* Your goal *
Transcribe all of the data exactly. Omit the pictures.

↓↓↓

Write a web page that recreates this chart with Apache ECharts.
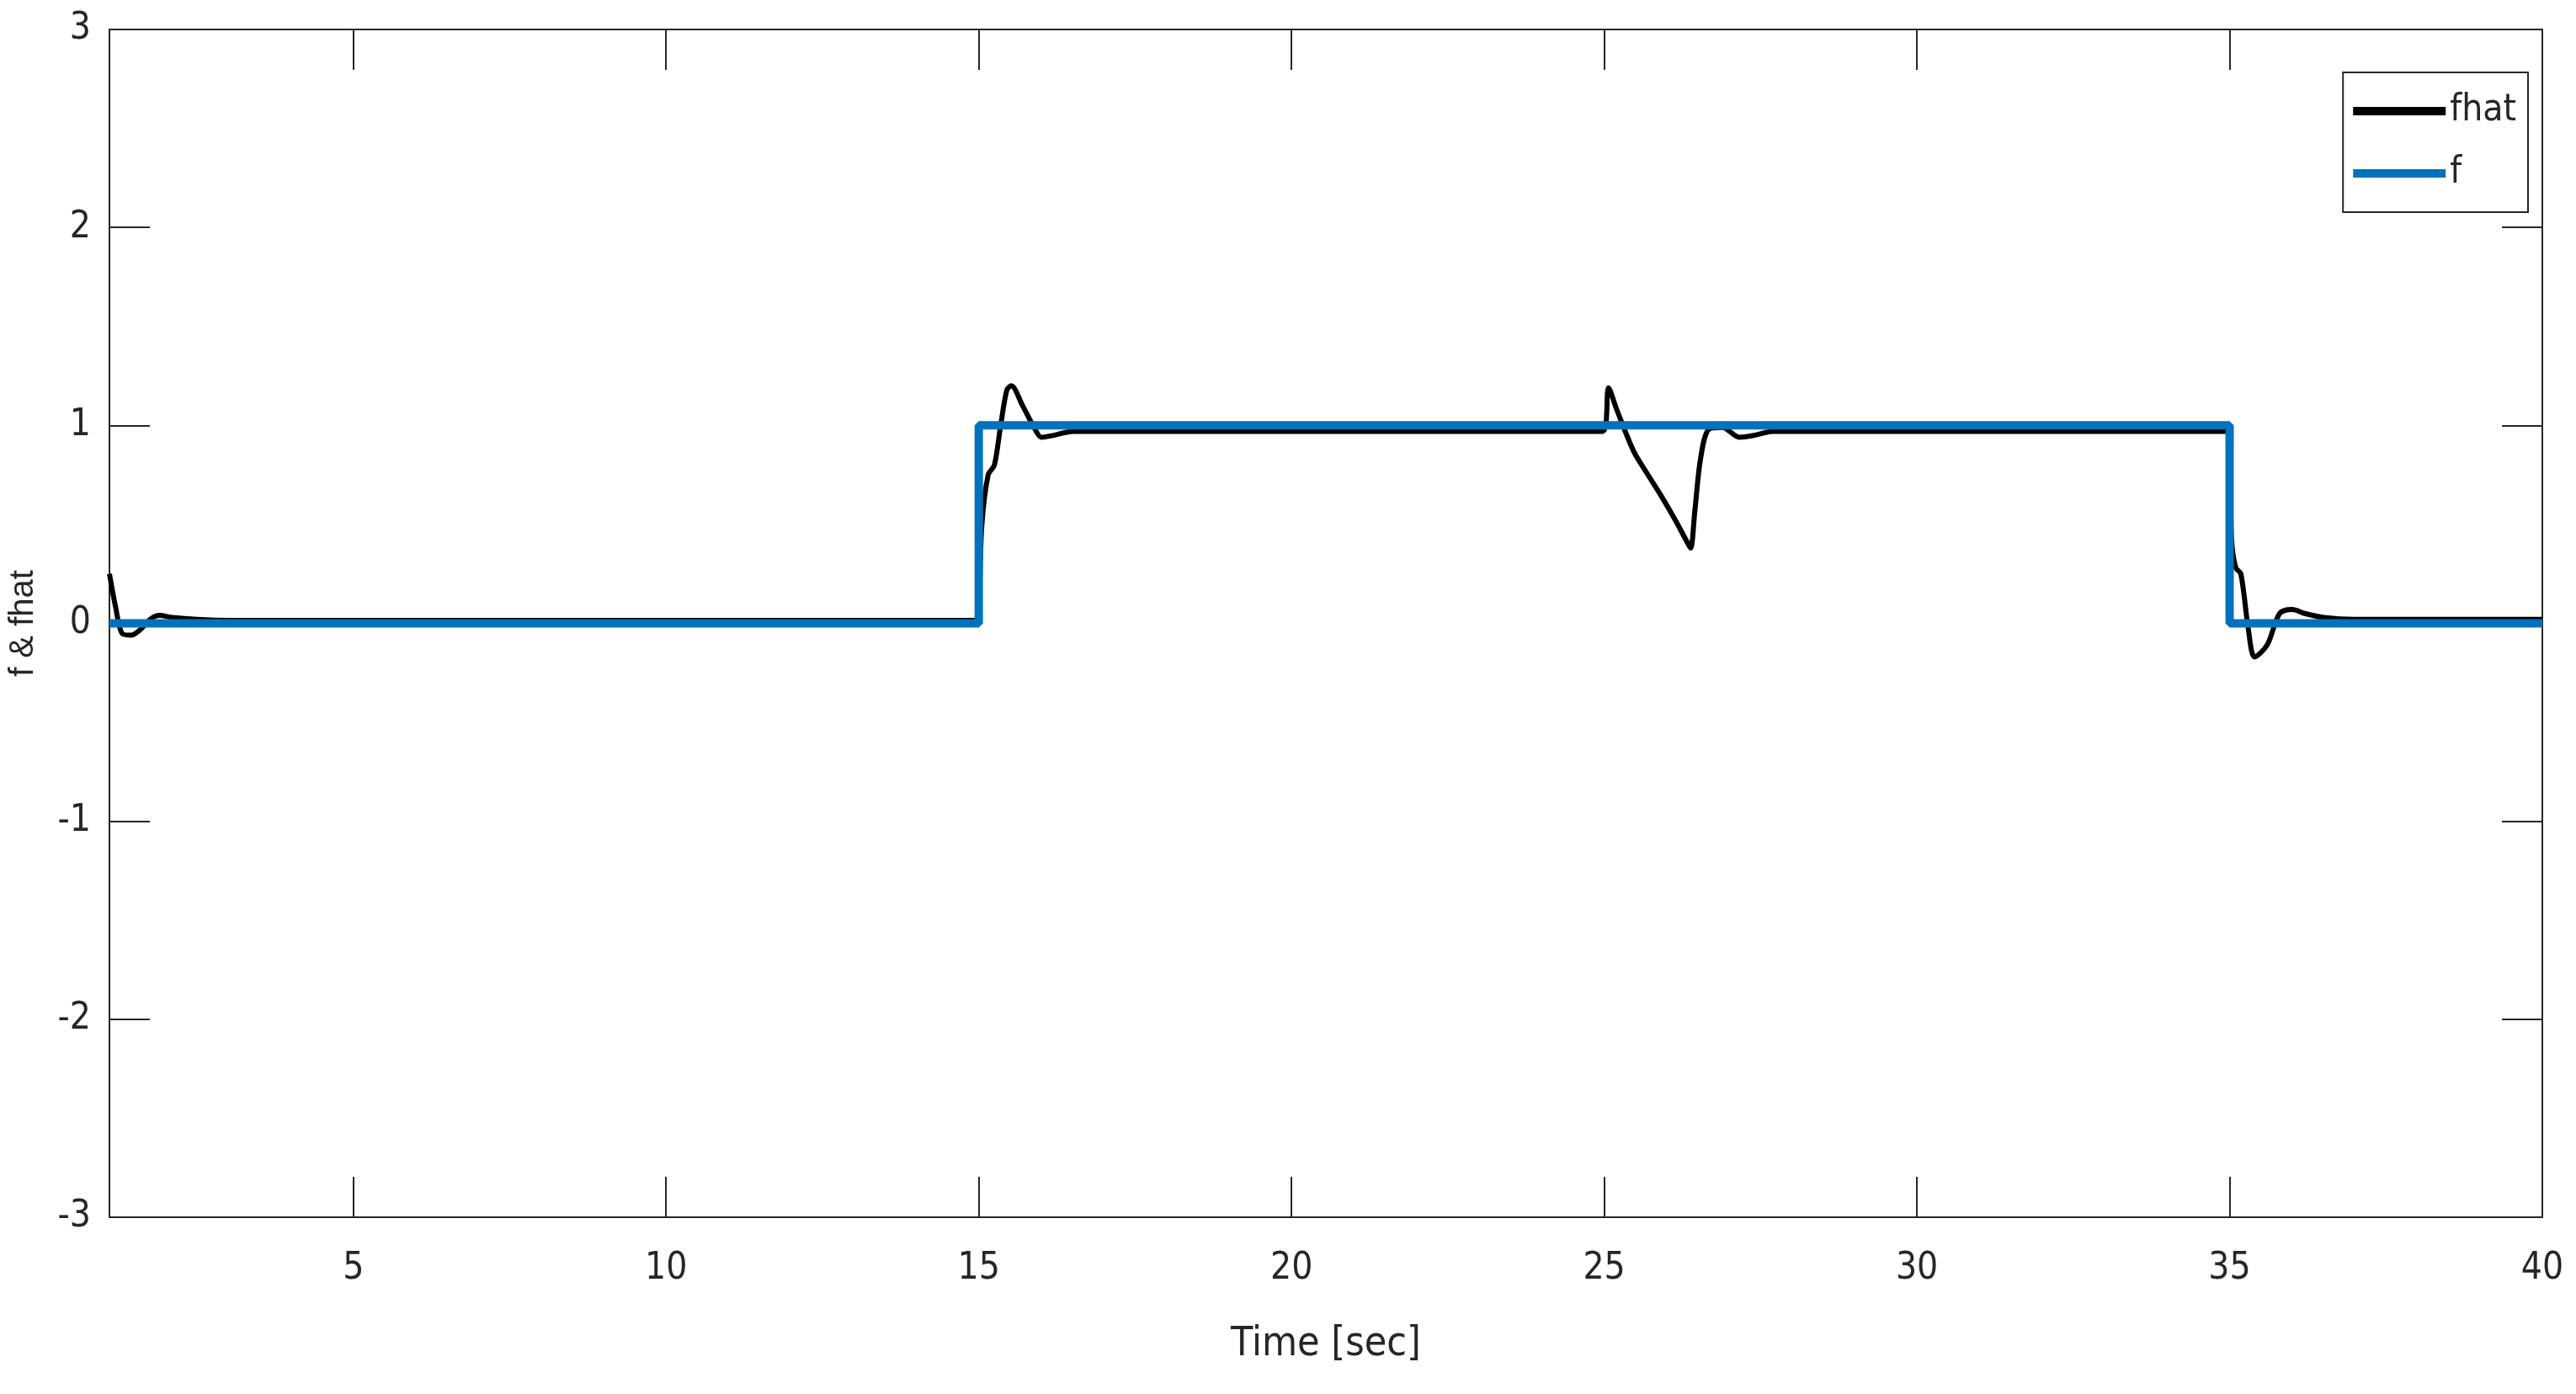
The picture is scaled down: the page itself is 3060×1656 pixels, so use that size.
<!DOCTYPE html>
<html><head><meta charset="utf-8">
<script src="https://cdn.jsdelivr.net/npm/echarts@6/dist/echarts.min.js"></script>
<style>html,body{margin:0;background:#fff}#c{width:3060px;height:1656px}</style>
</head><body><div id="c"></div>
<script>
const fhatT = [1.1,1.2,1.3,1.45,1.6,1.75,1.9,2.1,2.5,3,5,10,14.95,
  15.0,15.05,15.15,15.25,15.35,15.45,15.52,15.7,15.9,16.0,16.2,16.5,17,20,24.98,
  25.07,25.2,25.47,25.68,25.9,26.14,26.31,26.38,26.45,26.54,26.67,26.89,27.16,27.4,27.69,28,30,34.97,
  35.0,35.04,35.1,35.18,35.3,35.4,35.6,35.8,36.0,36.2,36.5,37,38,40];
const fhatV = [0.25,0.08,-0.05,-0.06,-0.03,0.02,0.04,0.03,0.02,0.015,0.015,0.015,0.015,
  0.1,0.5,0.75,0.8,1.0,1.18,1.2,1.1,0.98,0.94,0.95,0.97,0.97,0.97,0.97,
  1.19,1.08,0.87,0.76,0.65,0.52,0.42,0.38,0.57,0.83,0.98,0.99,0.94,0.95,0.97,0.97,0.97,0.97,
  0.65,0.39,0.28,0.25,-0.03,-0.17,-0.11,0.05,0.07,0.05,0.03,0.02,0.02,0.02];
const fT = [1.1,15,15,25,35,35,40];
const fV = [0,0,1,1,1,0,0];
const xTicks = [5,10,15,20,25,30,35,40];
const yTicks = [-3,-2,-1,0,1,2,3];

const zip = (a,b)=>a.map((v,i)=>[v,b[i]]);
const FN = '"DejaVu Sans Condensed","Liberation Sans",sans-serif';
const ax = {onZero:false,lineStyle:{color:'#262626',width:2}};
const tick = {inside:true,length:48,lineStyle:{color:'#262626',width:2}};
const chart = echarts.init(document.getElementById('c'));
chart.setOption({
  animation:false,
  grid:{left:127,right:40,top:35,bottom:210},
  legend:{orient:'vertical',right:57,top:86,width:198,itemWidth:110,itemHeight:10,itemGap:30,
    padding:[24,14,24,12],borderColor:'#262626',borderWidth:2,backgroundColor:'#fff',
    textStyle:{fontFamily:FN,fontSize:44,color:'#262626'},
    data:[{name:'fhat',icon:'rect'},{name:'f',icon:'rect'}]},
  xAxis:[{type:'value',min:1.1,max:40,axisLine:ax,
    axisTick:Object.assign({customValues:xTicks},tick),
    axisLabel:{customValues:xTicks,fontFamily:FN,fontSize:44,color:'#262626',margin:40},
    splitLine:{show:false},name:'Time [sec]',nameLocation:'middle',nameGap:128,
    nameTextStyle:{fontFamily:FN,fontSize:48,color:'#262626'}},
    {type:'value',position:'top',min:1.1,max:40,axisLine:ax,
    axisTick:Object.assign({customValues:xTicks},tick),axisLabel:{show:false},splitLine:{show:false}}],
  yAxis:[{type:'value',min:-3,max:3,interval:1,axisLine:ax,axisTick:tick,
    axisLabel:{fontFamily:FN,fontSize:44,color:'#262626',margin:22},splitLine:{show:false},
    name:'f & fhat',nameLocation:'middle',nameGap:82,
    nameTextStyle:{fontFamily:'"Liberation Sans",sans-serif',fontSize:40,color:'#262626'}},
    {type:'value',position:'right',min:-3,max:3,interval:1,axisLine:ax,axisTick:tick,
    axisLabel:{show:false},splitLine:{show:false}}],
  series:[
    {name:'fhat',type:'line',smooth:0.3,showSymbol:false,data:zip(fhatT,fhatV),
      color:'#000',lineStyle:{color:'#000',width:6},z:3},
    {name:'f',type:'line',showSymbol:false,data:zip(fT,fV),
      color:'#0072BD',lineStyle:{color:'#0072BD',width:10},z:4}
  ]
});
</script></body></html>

↑↑↑

* The result *
Write a web page that recreates this chart with Apache ECharts.
The picture is scaled down: the page itself is 3060×1656 pixels, so use that size.
<!DOCTYPE html>
<html><head><meta charset="utf-8">
<script src="https://cdn.jsdelivr.net/npm/echarts@6/dist/echarts.min.js"></script>
<style>html,body{margin:0;background:#fff}#c{width:3060px;height:1656px}</style>
</head><body><div id="c"></div>
<script>
const fhatT = [1.1,1.2,1.3,1.45,1.6,1.75,1.9,2.1,2.5,3,5,10,14.95,
  15.0,15.05,15.15,15.25,15.35,15.45,15.52,15.7,15.9,16.0,16.2,16.5,17,20,24.98,
  25.07,25.2,25.47,25.68,25.9,26.14,26.31,26.38,26.45,26.54,26.67,26.89,27.16,27.4,27.69,28,30,34.97,
  35.0,35.04,35.1,35.18,35.3,35.4,35.6,35.8,36.0,36.2,36.5,37,38,40];
const fhatV = [0.25,0.08,-0.05,-0.06,-0.03,0.02,0.04,0.03,0.02,0.015,0.015,0.015,0.015,
  0.1,0.5,0.75,0.8,1.0,1.18,1.2,1.1,0.98,0.94,0.95,0.97,0.97,0.97,0.97,
  1.19,1.08,0.87,0.76,0.65,0.52,0.42,0.38,0.57,0.83,0.98,0.99,0.94,0.95,0.97,0.97,0.97,0.97,
  0.65,0.39,0.28,0.25,-0.03,-0.17,-0.11,0.05,0.07,0.05,0.03,0.02,0.02,0.02];
const fT = [1.1,15,15,25,35,35,40];
const fV = [0,0,1,1,1,0,0];
const xTicks = [5,10,15,20,25,30,35,40];
const yTicks = [-3,-2,-1,0,1,2,3];

const zip = (a,b)=>a.map((v,i)=>[v,b[i]]);
const FN = '"DejaVu Sans Condensed","Liberation Sans",sans-serif';
const ax = {onZero:false,lineStyle:{color:'#262626',width:2}};
const tick = {inside:true,length:48,lineStyle:{color:'#262626',width:2}};
const chart = echarts.init(document.getElementById('c'));
chart.setOption({
  animation:false,
  grid:{left:127,right:40,top:35,bottom:210},
  legend:{orient:'vertical',right:57,top:86,width:198,itemWidth:110,itemHeight:10,itemGap:30,
    padding:[24,14,24,12],borderColor:'#262626',borderWidth:2,backgroundColor:'#fff',
    textStyle:{fontFamily:FN,fontSize:44,color:'#262626'},
    data:[{name:'fhat',icon:'rect'},{name:'f',icon:'rect'}]},
  xAxis:[{type:'value',min:1.1,max:40,axisLine:ax,
    axisTick:Object.assign({customValues:xTicks},tick),
    axisLabel:{customValues:xTicks,fontFamily:FN,fontSize:44,color:'#262626',margin:40},
    splitLine:{show:false},name:'Time [sec]',nameLocation:'middle',nameGap:128,
    nameTextStyle:{fontFamily:FN,fontSize:48,color:'#262626'}},
    {type:'value',position:'top',min:1.1,max:40,axisLine:ax,
    axisTick:Object.assign({customValues:xTicks},tick),axisLabel:{show:false},splitLine:{show:false}}],
  yAxis:[{type:'value',min:-3,max:3,interval:1,axisLine:ax,axisTick:tick,
    axisLabel:{fontFamily:FN,fontSize:44,color:'#262626',margin:22},splitLine:{show:false},
    name:'f & fhat',nameLocation:'middle',nameGap:82,
    nameTextStyle:{fontFamily:'"Liberation Sans",sans-serif',fontSize:40,color:'#262626'}},
    {type:'value',position:'right',min:-3,max:3,interval:1,axisLine:ax,axisTick:tick,
    axisLabel:{show:false},splitLine:{show:false}}],
  series:[
    {name:'fhat',type:'line',smooth:0.3,showSymbol:false,data:zip(fhatT,fhatV),
      color:'#000',lineStyle:{color:'#000',width:6},z:3},
    {name:'f',type:'line',showSymbol:false,data:zip(fT,fV),
      color:'#0072BD',lineStyle:{color:'#0072BD',width:10},z:4}
  ]
});
</script></body></html>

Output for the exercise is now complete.